You need no more evidence than the tax plan to understand that the Republican Party does not care about the white working class voters that put them in office. When questioned about the faulty math in that bill Chuck Grassley said, we’re not talking about math here, we’re talking about philosophy. That philosophy is that what is good for business and good for the wealthy is good for the country.

What is happening instead is that Trump is remaking the Republican Party in his own image. By their silence, they are allowing Trump to define what the party stands for.

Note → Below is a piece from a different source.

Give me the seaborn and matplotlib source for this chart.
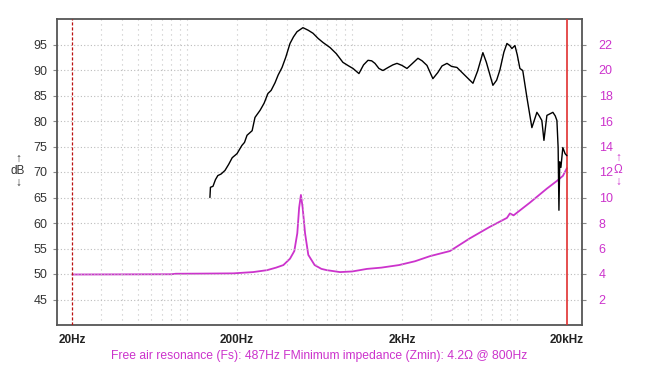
import matplotlib
matplotlib.use("Agg")
import matplotlib.pyplot as plt
import matplotlib.ticker as mticker
import matplotlib.transforms as mtrans
import numpy as np
import pandas as pd
import seaborn as sns

# ---------------- data ----------------
spl_freq = [137, 138, 143, 148, 153, 160, 169, 178, 187, 200, 214, 222, 230, 247, 257,
            276, 292, 308, 322, 340, 355, 375, 395, 419, 440, 462, 502, 540, 578, 620,
            664, 733, 800, 877, 950, 1010, 1097, 1170, 1245, 1310, 1372, 1450, 1534,
            1650, 1760, 1866, 2000, 2145, 2300, 2500, 2650, 2836, 3080, 3300, 3500,
            3750, 4000, 4310, 4800, 5390, 5750, 6190, 6500, 7120, 7500, 7850, 8300,
            8660, 9000, 9280, 9680, 10000, 10380, 10800, 11450, 12270, 13160, 13600,
            14100, 14520, 15130, 16450, 17000, 17400, 17700, 17900, 18100, 18400,
            18900, 19500, 20000]
spl_db = [65.0, 67.0, 67.2, 68.5, 69.3, 69.6, 70.3, 71.5, 72.8, 73.6, 75.2, 75.8, 77.2,
          78.1, 80.7, 82.1, 83.5, 85.4, 86.0, 87.5, 89.0, 90.5, 92.5, 95.2, 96.5, 97.5,
          98.3, 97.8, 97.2, 96.2, 95.4, 94.4, 93.2, 91.5, 90.8, 90.3, 89.3, 91.0, 91.9,
          91.8, 91.3, 90.3, 89.9, 90.5, 91.0, 91.3, 90.9, 90.3, 91.2, 92.3, 91.8, 90.9,
          88.3, 89.5, 90.8, 91.3, 90.7, 90.5, 89.0, 87.4, 89.8, 93.4, 91.5, 87.0, 88.0,
          90.0, 93.5, 95.2, 94.8, 94.2, 94.8, 93.0, 90.3, 89.9, 84.6, 78.7, 81.7, 81.0,
          80.1, 76.2, 81.1, 81.7, 81.0, 80.1, 74.8, 62.5, 72.0, 70.9, 74.8, 73.6, 73.2]

imp_freq = [20, 40, 80, 85, 120, 190, 250, 304, 345, 382, 419, 445, 464, 476, 488, 500,
            517, 541, 591, 650, 702, 842, 1000, 1227, 1500, 1918, 2400, 2958, 3908,
            5165, 6825, 8660, 9030, 9500, 11940, 15130, 17400, 18930, 20000]
imp_ohm = [3.96, 3.97, 3.98, 4.02, 4.03, 4.05, 4.15, 4.3, 4.5, 4.7, 5.2, 5.8, 7.2, 9.2,
           10.2, 9.2, 7.2, 5.5, 4.7, 4.4, 4.3, 4.15, 4.2, 4.4, 4.5, 4.7, 5.0, 5.4, 5.8,
           6.8, 7.7, 8.4, 8.75, 8.6, 9.6, 10.7, 11.3, 11.7, 12.3]

db_ticks = [45, 50, 55, 60, 65, 70, 75, 80, 85, 90, 95]
ohm_ticks = [2, 4, 6, 8, 10, 12, 14, 16, 18, 20, 22]
freq_labels = ["20Hz", "200Hz", "2kHz", "20kHz"]
freq_label_pos = [20, 200, 2000, 20000]
footer = "Free air resonance (Fs): 487Hz FMinimum impedance (Zmin): 4.2\u03a9 @ 800Hz"

MAG = "#cc33cc"

# ---------------- style ----------------
sns.set_style("white")
plt.rcParams["font.family"] = ["Liberation Sans", "DejaVu Sans"]

fig = plt.figure(figsize=(6.52, 3.86), dpi=100)
ax = fig.add_axes([57 / 652, 1 - 325 / 386, (582 - 57) / 652, (325 - 19) / 386])

spl_df = pd.DataFrame({"freq": spl_freq, "db": spl_db})
imp_df = pd.DataFrame({"freq": imp_freq, "ohm": imp_ohm})

ax.set_xscale("log")
ax.set_xlim(16.2, 24700)
ax.set_ylim(40, 100)

# grid
ax.xaxis.set_major_locator(mticker.FixedLocator([100, 1000, 10000]))
minor = [m * d for d in (10, 100, 1000) for m in range(2, 10)] + [10000]
minor = [v for v in minor if v > 20 and v not in (100, 1000, 10000)]
ax.xaxis.set_minor_locator(mticker.FixedLocator(minor))
ax.xaxis.set_major_formatter(mticker.NullFormatter())
ax.xaxis.set_minor_formatter(mticker.NullFormatter())
ax.grid(True, which="both", axis="x", color="#c4c4c4", linestyle=(0, (1, 3.5)), lw=0.8)
ax.set_yticks(db_ticks)
ax.grid(True, which="major", axis="y", color="#bcbcbc", linestyle=(0, (1, 2)), lw=0.8)
ax.tick_params(axis="x", which="major", length=7, width=1, color="#666666", direction="out")
ax.tick_params(axis="x", which="minor", length=4, width=0.8, color="#888888", direction="out")
ax.tick_params(axis="y", which="major", length=3, width=0.8, color="#888888",
               pad=4, labelsize=9, labelcolor="#333333")
for sp in ax.spines.values():
    sp.set_color("#555555")
    sp.set_linewidth(1.3)

# red markers at 20 Hz / 20 kHz
ax.axvline(20, color="#bb1111", lw=0.9, linestyle=(0, (2.5, 1.5)), zorder=3)
ax.axvline(20000, color="#e03030", lw=1.2, zorder=3)

# twin axis for impedance
ax2 = ax.twinx()
ax2.set_ylim(0, 24)
ax2.set_yticks(ohm_ticks)
ax2.tick_params(axis="y", length=3, width=0.8, color="#888888", pad=9,
                labelsize=9, labelcolor=MAG)
for sp in ax2.spines.values():
    sp.set_visible(False)

sns.lineplot(data=imp_df, x="freq", y="ohm", ax=ax2, color=MAG, lw=1.3,
             estimator=None, sort=False, legend=False)
sns.lineplot(data=spl_df, x="freq", y="db", ax=ax, color="black", lw=1.0,
             estimator=None, sort=False, legend=False, zorder=4)
ax.set_zorder(ax2.get_zorder() + 1)
ax.patch.set_visible(False)

ax.set_xlabel("")
ax.set_ylabel("")
ax2.set_xlabel("")
ax2.set_ylabel("")
ax.set_xlim(16.2, 24700)

# frequency labels
trans = mtrans.blended_transform_factory(ax.transData, ax.transAxes)
for f, lab in zip(freq_label_pos, freq_labels):
    ax.text(f, -0.05, lab, transform=trans, ha="center", va="center",
            fontsize=8.5, fontweight="bold", color="#222222",
            family=["Liberation Sans Narrow", "Liberation Sans", "DejaVu Sans"])

# axis unit labels
fig.text(18 / 652, 1 - 171 / 386, "\u2191\ndB\n\u2193", ha="center", va="center",
         fontsize=8.5, color="#333333", linespacing=1.0)
fig.text(618 / 652, 1 - 170 / 386, "\u2191\n\u03a9\n\u2193", ha="center", va="center",
         fontsize=8.5, color=MAG, linespacing=1.0)

fig.text(319 / 652, 1 - 356 / 386, footer, ha="center", va="center",
         fontsize=8.7, color=MAG)

fig.savefig("out.png", dpi=100, facecolor="white")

The Moore election in Alabama is a perfect example. Trump’s argument is that voters should ignore the claims of pedophilia because it is more important to have a key Republican vote in the Senate. Moore’s own defense is that his pro-life position should be all voters care about. Senate Republicans have now said they will accept whatever choice Alabama voters make.

If this is true, is there anything that Trump (or Moore) could do to cause the Republican Party to turn against him?

At this point I doubt that even video supporting the Steele Dossier Russian orgy claims would damage Trump’s core support.

Would invading North Korea and putting US territory at risk of a nuclear attack be a problem?

How about bombing Iran in an effort to destroy their nuclear facilities?

Trump is obsessed with testing the limits of his support. That has been true in his personal life. Now it is being demonstrated in his political life. The difference is that it is now our constitution and the fabric of our democracy that he is testing rather than the fidelity of his spouse or the loyalty of his employees. The only thing we can be sure of, is that as long as he is in office, this will continue. He will systematically break every taboo and challenge every social and political norm in order to prove that he is the most powerful man in the world. History tells us that these people always fail eventually. He is in the process of taking the Republican Party down with him. It will be interesting to see what the final straw will be for the rest of the country.